Sudden onset of air pollution sweeps across Chinese provinces
Severe air pollution in several Chinese provinces has triggered public outrage and prompted local governments to take action against the traditional burning of straw that has been pinpointed as the "arch-culprit."
Several cities in Hubei Province, including its capital Wuhan, were hit by heavy smoggy weather Monday.
Figures from the Wuhan Environmental Monitoring Center showed that the PM concentrations quickly rose from 7 am and reached 0.574 micrograms per cubic meter at 2 pm, compared to the standard of 0.150.
The Hubei Provincial Environmental Protection Department released its initial investigation results Monday afternoon, saying the possibility of industrial pollution being the cause had been eliminated, with the most likely culprit being the burning of straw in neighboring provinces.

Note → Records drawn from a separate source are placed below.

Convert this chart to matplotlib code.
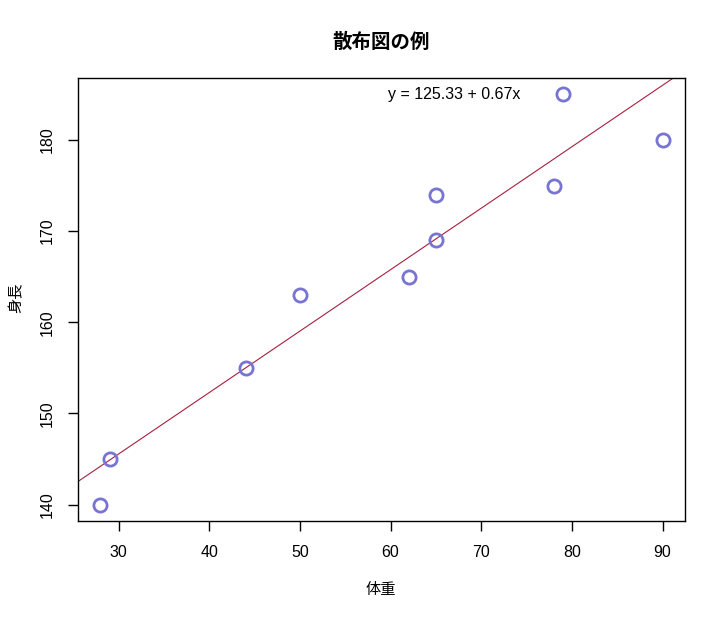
import numpy as np
import matplotlib
matplotlib.use("Agg")
import matplotlib.pyplot as plt

plt.rcParams['font.family'] = ['Liberation Sans', 'Noto Sans CJK JP', 'DejaVu Sans']

#: data
weight = [28, 29, 44, 50, 62, 65, 65, 78, 79, 90]
height = [140, 145, 155, 163, 165, 174, 169, 175, 185, 180]

x = np.array(weight, dtype=float)
y = np.array(height, dtype=float)
slope, intercept = np.polyfit(x, y, 1)

W, H = 726, 619
fig = plt.figure(figsize=(W/100, H/100), dpi=100)
ax = fig.add_axes([78/W, 1 - 521/H, (685 - 78)/W, (521 - 78)/H])

#: R-like 4% padding
xr = x.max() - x.min()
yr = y.max() - y.min()
ax.set_xlim(x.min() - 0.04*xr, x.max() + 0.04*xr)
ax.set_ylim(y.min() - 0.04*yr, y.max() + 0.04*yr)

ax.plot(x, y, 'o', ms=9.5, mfc='none', mec='#7874d2', mew=2, zorder=3)
xs = np.array(ax.get_xlim())
ax.plot(xs, intercept + slope*xs, color='#a8203c', lw=0.8, zorder=2)
ax.set_xlim(xs)

ax.text(67, 185, "y = %.2f + %.2fx" % (intercept, slope), ha='center', va='center', fontsize=11.5)

#: R base style axes
for sp in ['top', 'right', 'left', 'bottom']:
    ax.spines[sp].set_linewidth(1.0)
ax.set_xticks(np.arange(30, 91, 10))
ax.set_yticks(np.arange(140, 181, 10))
ax.tick_params(direction='out', length=7, labelsize=11.5, width=1, pad=10)
plt.setp(ax.get_yticklabels(), rotation=90, va='center')

fig.text(381/W, 1 - 42/H, "散布図の例", fontsize=14, fontweight='bold', ha='center', va='center')
fig.text(381/W, 1 - 590/H, "体重", fontsize=11, ha='center', va='center')
fig.text(16/W, 1 - 298/H, "身長", fontsize=11, ha='center', va='center', rotation=90)

fig.savefig("out.png", dpi=100)
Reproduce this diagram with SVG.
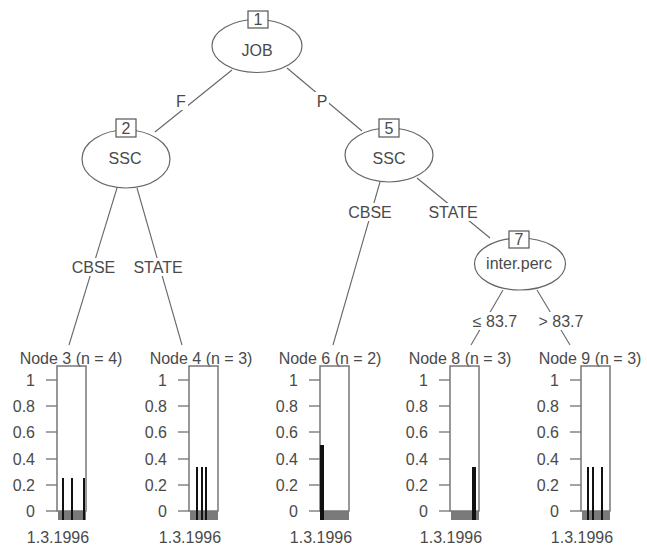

The sudden invasion of haze was similar to one in Jiangsu Province over the weekend when residents of several cities felt suffocated, news outlets reported.
The Nanjing Environmental Protection Bureau (NEPB) announced on its official microblog on Saturday night that the instant value of the air pollution index jumped to 478, making it the most polluted city among the 120 cities publishing the same index.
The PM2.5 readings in 13 cities all greatly exceeded the standard as of Sunday night, according to the Yantze Evening News.
The rarely seen pollution even swept into some cities in Shandong and Henan provinces. The provincial observatory of Jiangsu issued a yellow warning signal for haze on Sunday, as did Wuhan Monday.